Sometimes, you try to call a method on an object that takes &mut self, but you need to transiently borrow the object to compute the parameter(s) of the method. For example:

let mut v = vec![1, 2, 3];
v.reserve(v.capacity()); // double the capacity of the vector

This fails to compile with an error saying that you can't borrow v mutably (for reserve) while also borrowing it immutably (for capacity). But logically, the parameters are computed before the method call starts, so what's the issue? The immutable borrow should be over! Unfortunately, the borrow checker doesn't see it that way, since its regions are all "lexical" -- corresponding to an actual range of characters in the source code. We can fix the error by rewriting the code like this:

let mut v = vec![1, 2, 3];
let v_cap = v.capacity();
v.reserve(v_cap); // double the capacity of the vector

Now the immutable borrow begins and ends before the mutable one starts, and borrowck is happy. But this is tedious. If only a macro could do it for us.

#[macro_use] extern crate unborrow;

let mut v = vec![1, 2, 3];
unborrow!(v.reserve(v.capacity()));

By the way, this issue could conceivably disappear if "non-lexical lifetimes" are ever added to the Rust language.

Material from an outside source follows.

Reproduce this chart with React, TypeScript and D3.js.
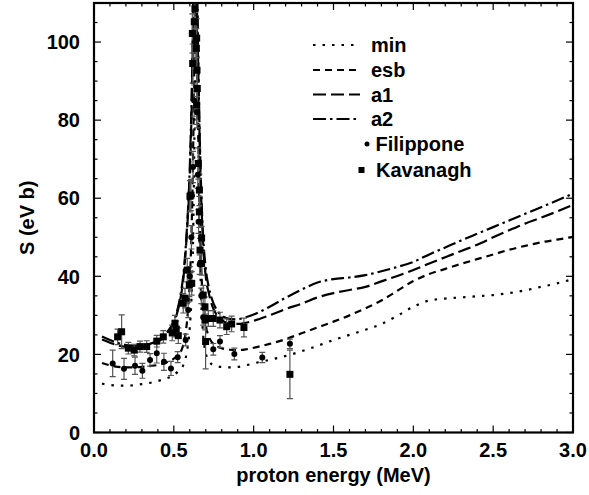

As an aside, this macro would be interesting to read if you are curious about details of macro hygiene in Rust. The macro exploits hygiene to achieve a "gensym"-like facility: to precompute all arguments to a function in bindings, we need unique names for each of those bindings that don't collide with any other variables in scope. If you look at the pretty-expanded form of the source, it looks like all the bindings are named "arg". But in fact, they are all different because they are tagged with different hygiene contexts. See the source code for more.